> Required work
Leaving out every picture, quote the data below exactly as it appears.

> Dataset content
===

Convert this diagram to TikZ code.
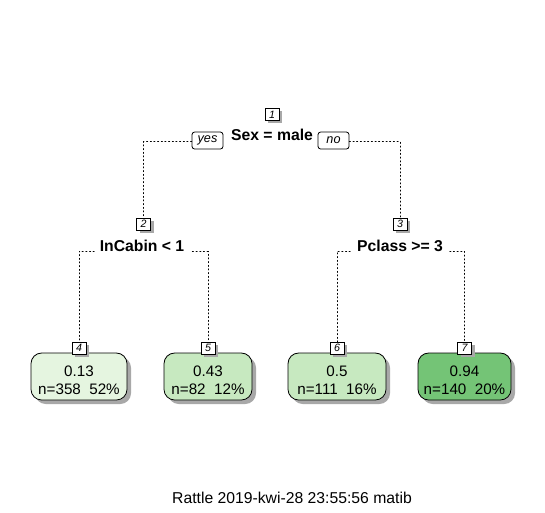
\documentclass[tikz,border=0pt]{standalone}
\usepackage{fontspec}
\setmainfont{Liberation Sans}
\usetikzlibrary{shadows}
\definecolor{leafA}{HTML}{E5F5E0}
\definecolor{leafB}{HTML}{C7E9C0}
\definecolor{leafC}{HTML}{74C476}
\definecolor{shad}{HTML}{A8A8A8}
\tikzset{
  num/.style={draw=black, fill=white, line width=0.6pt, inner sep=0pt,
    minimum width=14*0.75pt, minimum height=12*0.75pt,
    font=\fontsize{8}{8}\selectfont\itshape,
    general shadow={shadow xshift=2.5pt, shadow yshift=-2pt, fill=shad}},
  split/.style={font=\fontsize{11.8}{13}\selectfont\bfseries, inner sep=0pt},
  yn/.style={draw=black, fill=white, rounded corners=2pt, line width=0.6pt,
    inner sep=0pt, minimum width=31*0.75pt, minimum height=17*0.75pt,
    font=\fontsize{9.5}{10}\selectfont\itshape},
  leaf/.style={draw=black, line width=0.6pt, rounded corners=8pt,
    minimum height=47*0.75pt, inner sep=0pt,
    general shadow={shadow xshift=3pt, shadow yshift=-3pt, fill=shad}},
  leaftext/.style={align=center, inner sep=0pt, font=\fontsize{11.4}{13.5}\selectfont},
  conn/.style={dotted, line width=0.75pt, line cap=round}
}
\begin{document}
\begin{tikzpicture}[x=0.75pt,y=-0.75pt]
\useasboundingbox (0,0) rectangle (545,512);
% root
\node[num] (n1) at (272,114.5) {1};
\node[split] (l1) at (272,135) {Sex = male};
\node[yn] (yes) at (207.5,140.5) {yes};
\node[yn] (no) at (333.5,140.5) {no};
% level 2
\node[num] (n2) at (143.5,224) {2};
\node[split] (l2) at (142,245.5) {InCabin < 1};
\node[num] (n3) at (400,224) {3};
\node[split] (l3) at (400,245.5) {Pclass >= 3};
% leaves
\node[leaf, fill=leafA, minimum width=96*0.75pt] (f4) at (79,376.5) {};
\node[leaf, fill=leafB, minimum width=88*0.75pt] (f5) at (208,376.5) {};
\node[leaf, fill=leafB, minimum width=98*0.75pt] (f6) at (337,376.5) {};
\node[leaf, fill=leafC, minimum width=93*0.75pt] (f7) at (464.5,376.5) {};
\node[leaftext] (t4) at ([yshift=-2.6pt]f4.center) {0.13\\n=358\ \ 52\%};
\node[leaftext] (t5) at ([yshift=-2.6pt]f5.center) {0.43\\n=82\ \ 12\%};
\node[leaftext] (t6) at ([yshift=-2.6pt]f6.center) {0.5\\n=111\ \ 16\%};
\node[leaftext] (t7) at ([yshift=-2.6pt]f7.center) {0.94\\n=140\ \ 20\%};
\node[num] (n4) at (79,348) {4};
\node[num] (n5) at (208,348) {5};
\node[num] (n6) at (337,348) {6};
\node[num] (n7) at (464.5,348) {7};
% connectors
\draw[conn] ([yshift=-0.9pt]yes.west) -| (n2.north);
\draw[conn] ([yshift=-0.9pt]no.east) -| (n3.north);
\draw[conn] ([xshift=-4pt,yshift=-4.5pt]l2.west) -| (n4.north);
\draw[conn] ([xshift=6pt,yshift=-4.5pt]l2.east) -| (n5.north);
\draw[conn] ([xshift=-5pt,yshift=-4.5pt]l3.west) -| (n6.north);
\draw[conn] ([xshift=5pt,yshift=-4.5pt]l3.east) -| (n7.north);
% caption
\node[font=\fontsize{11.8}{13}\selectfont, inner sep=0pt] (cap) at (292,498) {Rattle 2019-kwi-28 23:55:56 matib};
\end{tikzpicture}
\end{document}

===

> Response to the exercise
Convert this diagram to TikZ code.
\documentclass[tikz,border=0pt]{standalone}
\usepackage{fontspec}
\setmainfont{Liberation Sans}
\usetikzlibrary{shadows}
\definecolor{leafA}{HTML}{E5F5E0}
\definecolor{leafB}{HTML}{C7E9C0}
\definecolor{leafC}{HTML}{74C476}
\definecolor{shad}{HTML}{A8A8A8}
\tikzset{
  num/.style={draw=black, fill=white, line width=0.6pt, inner sep=0pt,
    minimum width=14*0.75pt, minimum height=12*0.75pt,
    font=\fontsize{8}{8}\selectfont\itshape,
    general shadow={shadow xshift=2.5pt, shadow yshift=-2pt, fill=shad}},
  split/.style={font=\fontsize{11.8}{13}\selectfont\bfseries, inner sep=0pt},
  yn/.style={draw=black, fill=white, rounded corners=2pt, line width=0.6pt,
    inner sep=0pt, minimum width=31*0.75pt, minimum height=17*0.75pt,
    font=\fontsize{9.5}{10}\selectfont\itshape},
  leaf/.style={draw=black, line width=0.6pt, rounded corners=8pt,
    minimum height=47*0.75pt, inner sep=0pt,
    general shadow={shadow xshift=3pt, shadow yshift=-3pt, fill=shad}},
  leaftext/.style={align=center, inner sep=0pt, font=\fontsize{11.4}{13.5}\selectfont},
  conn/.style={dotted, line width=0.75pt, line cap=round}
}
\begin{document}
\begin{tikzpicture}[x=0.75pt,y=-0.75pt]
\useasboundingbox (0,0) rectangle (545,512);
% root
\node[num] (n1) at (272,114.5) {1};
\node[split] (l1) at (272,135) {Sex = male};
\node[yn] (yes) at (207.5,140.5) {yes};
\node[yn] (no) at (333.5,140.5) {no};
% level 2
\node[num] (n2) at (143.5,224) {2};
\node[split] (l2) at (142,245.5) {InCabin < 1};
\node[num] (n3) at (400,224) {3};
\node[split] (l3) at (400,245.5) {Pclass >= 3};
% leaves
\node[leaf, fill=leafA, minimum width=96*0.75pt] (f4) at (79,376.5) {};
\node[leaf, fill=leafB, minimum width=88*0.75pt] (f5) at (208,376.5) {};
\node[leaf, fill=leafB, minimum width=98*0.75pt] (f6) at (337,376.5) {};
\node[leaf, fill=leafC, minimum width=93*0.75pt] (f7) at (464.5,376.5) {};
\node[leaftext] (t4) at ([yshift=-2.6pt]f4.center) {0.13\\n=358\ \ 52\%};
\node[leaftext] (t5) at ([yshift=-2.6pt]f5.center) {0.43\\n=82\ \ 12\%};
\node[leaftext] (t6) at ([yshift=-2.6pt]f6.center) {0.5\\n=111\ \ 16\%};
\node[leaftext] (t7) at ([yshift=-2.6pt]f7.center) {0.94\\n=140\ \ 20\%};
\node[num] (n4) at (79,348) {4};
\node[num] (n5) at (208,348) {5};
\node[num] (n6) at (337,348) {6};
\node[num] (n7) at (464.5,348) {7};
% connectors
\draw[conn] ([yshift=-0.9pt]yes.west) -| (n2.north);
\draw[conn] ([yshift=-0.9pt]no.east) -| (n3.north);
\draw[conn] ([xshift=-4pt,yshift=-4.5pt]l2.west) -| (n4.north);
\draw[conn] ([xshift=6pt,yshift=-4.5pt]l2.east) -| (n5.north);
\draw[conn] ([xshift=-5pt,yshift=-4.5pt]l3.west) -| (n6.north);
\draw[conn] ([xshift=5pt,yshift=-4.5pt]l3.east) -| (n7.north);
% caption
\node[font=\fontsize{11.8}{13}\selectfont, inner sep=0pt] (cap) at (292,498) {Rattle 2019-kwi-28 23:55:56 matib};
\end{tikzpicture}
\end{document}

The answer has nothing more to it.